The event concluded with two presentations on the health risks of combat from Dr. Stephen C. Hunt and Dr. Patricia Watson of the National Center for PTSD. In his presentation, Dr. Hunt discussed the health risks of combat.
“When you look at the two most famous Greek epics, the Illiad and the Odyssey, the Illiad is about surviving war, the Odyssey is about returning from war,” said Dr. Hunt, “there are intense physical and psychological risks in combat; there are also a lot of accidents, sexual violence, and other factors to consider.”
Dr.
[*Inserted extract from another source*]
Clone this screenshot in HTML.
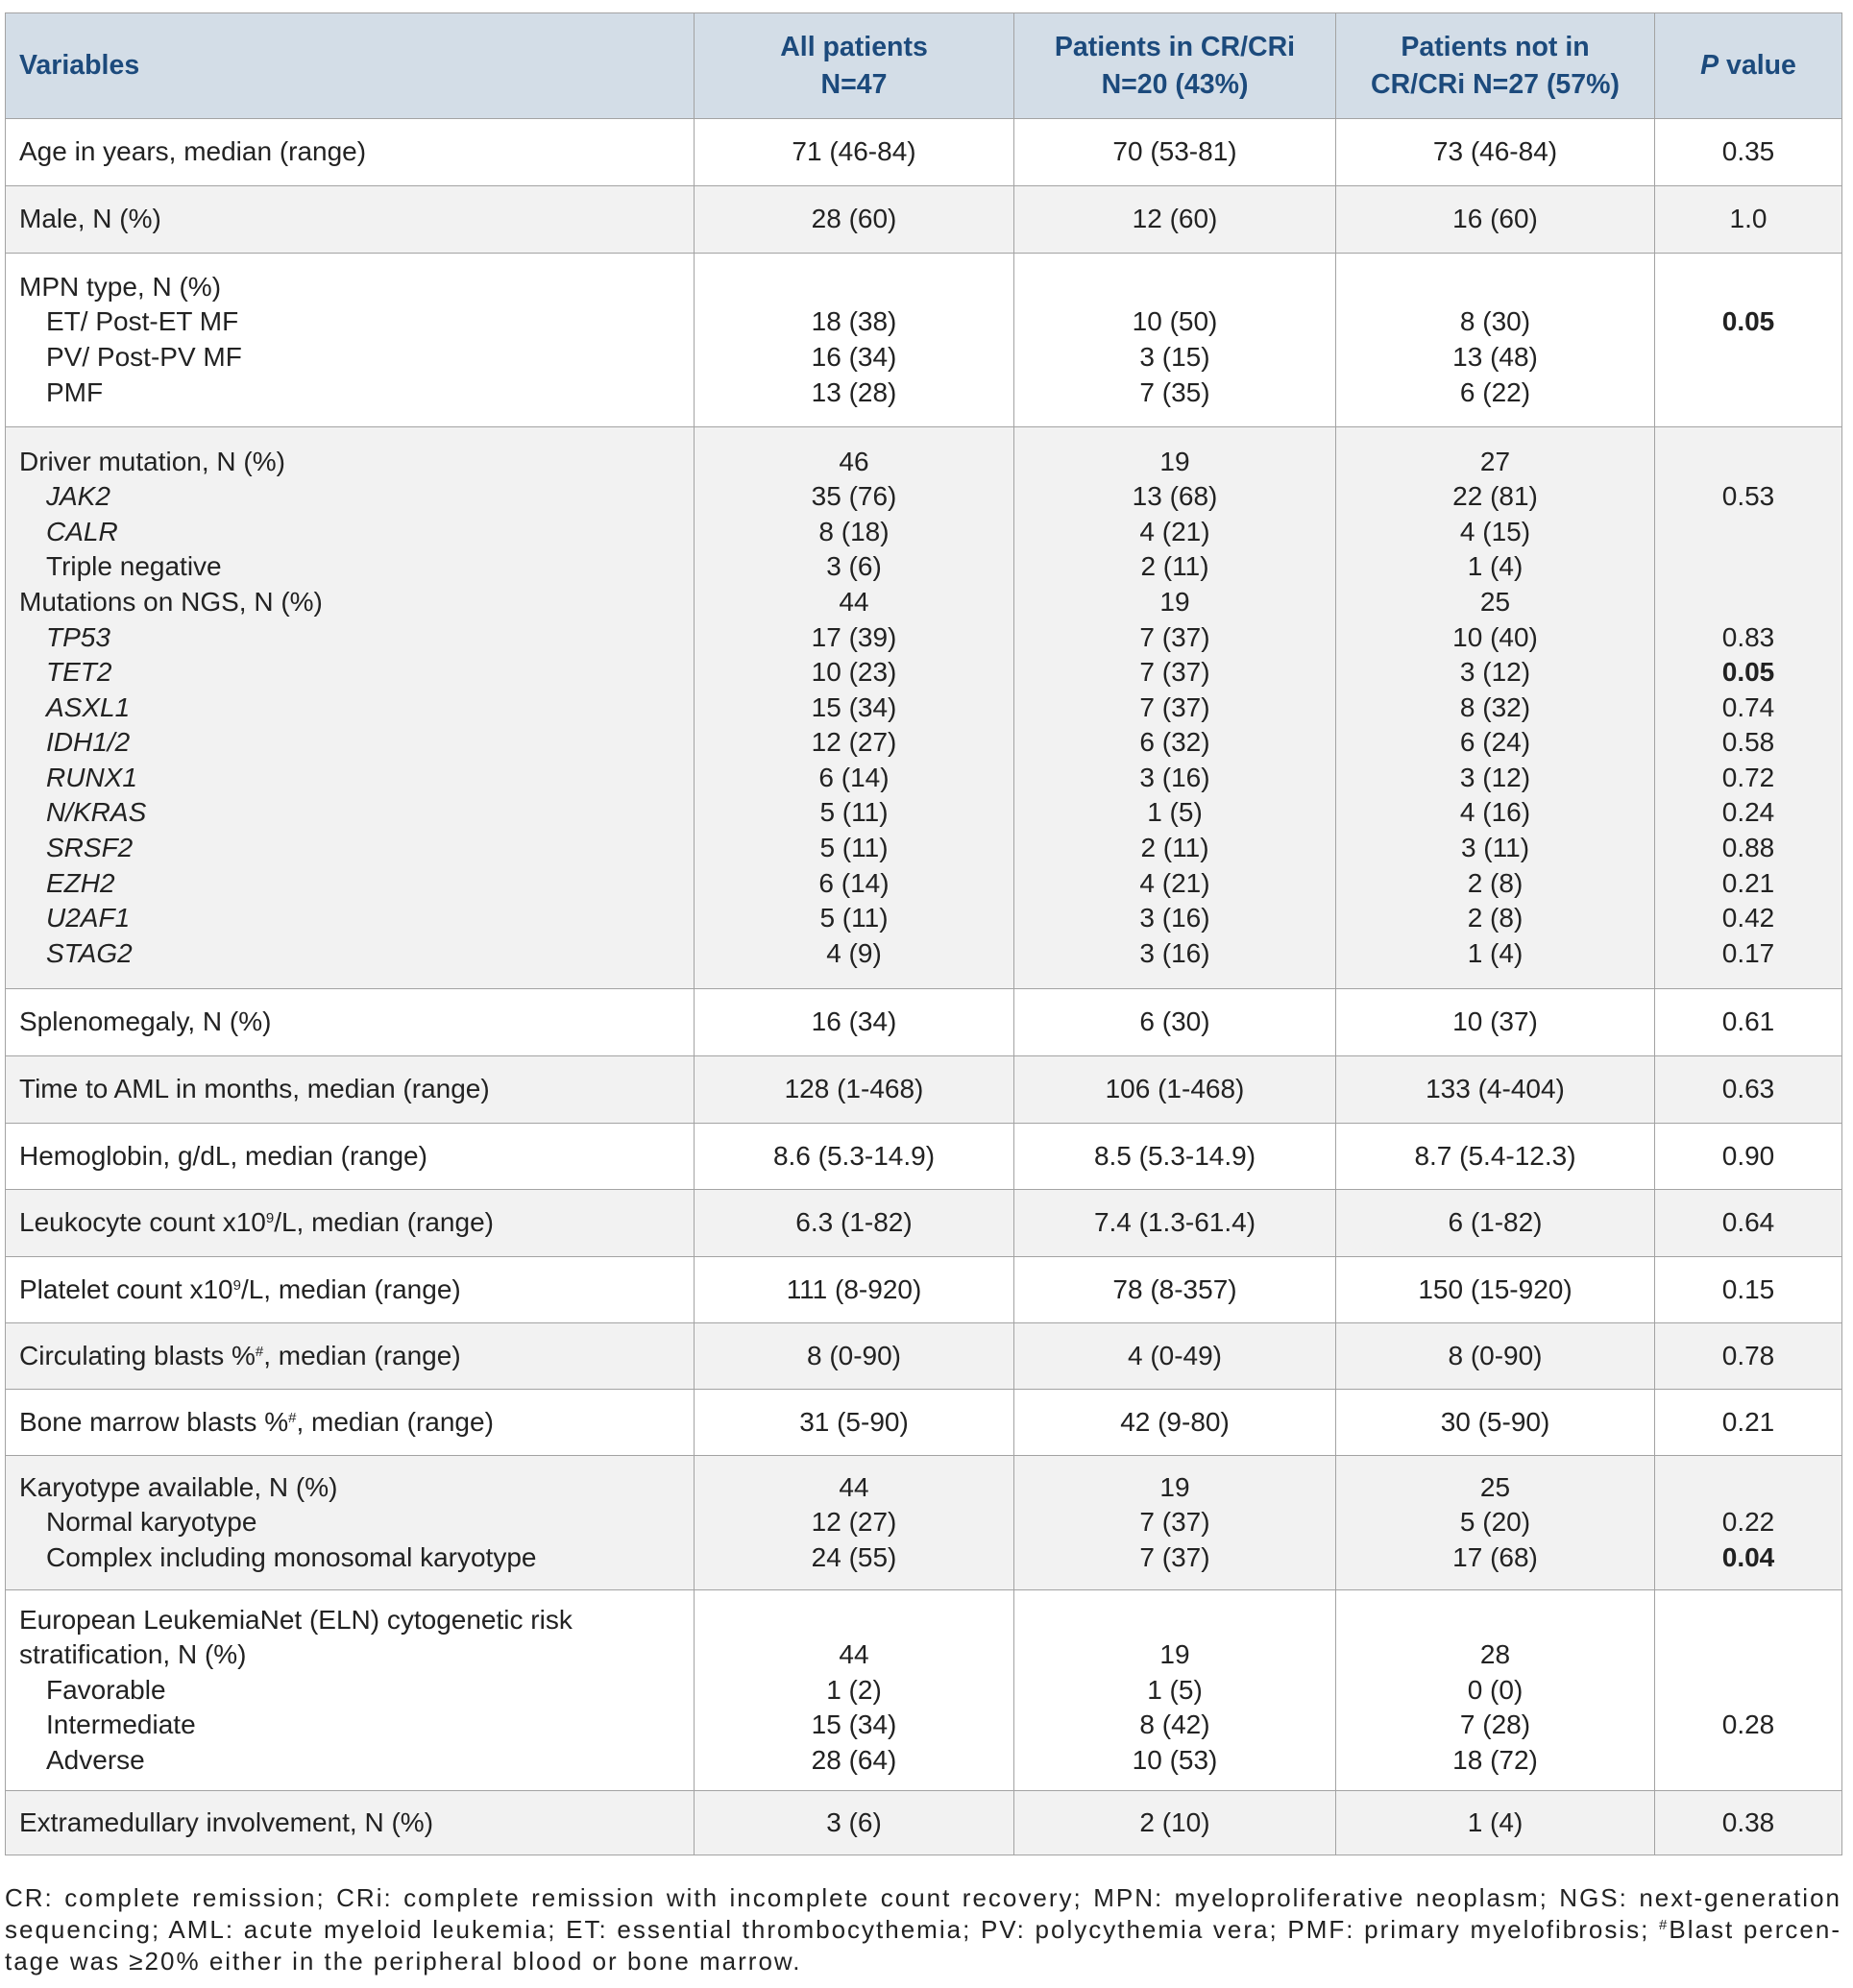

Hunt proposed that in order to combat the health risks of combat, the notion of post-combat care must become a standardized process and customized for each combat veteran. Integrated post-combat care is necessary: combat care, mental health care, social work, and community integration are all parts of the veteran’s environment.
In Dr. Watson’s presentation, she stated that a recurring problem in the American VA system is that many healthcare providers do not always have a full understanding of the military, which can lead to serious errors. “These providers make assumptions about veterans’ experiences,” Dr. Watson stated, “veterans like it when healthcare providers are respectful, and they also prefer flexibility when providers give their services.”
Many veterans do not seek out help, mainly because of stigma, and also by prioritizing their families over their own well-being. This is especially evident in Ukraine since there is a stigma against psychological treatment. According to Dr. Watson, “stress first aid” is a phrase used for psychological recovery training in Ukraine in order to help get around negative perceptions associated with psychological treatment.
This two-day event ended on a positive note; speakers from both sides had the opportunity to network with one another, which could pave the way for future collaboration between U.S. and Ukrainian veteran organizations. The Open World Leadership Center has been working with Ukrainian veterans since the summer of 2014, when it first collaborated on a PTSD program with the Yale School of Medicine. Since then, the agency has hosted more than 150 veteran leaders from Ukraine in a variety of topics to further their reintegration and acceptance by society.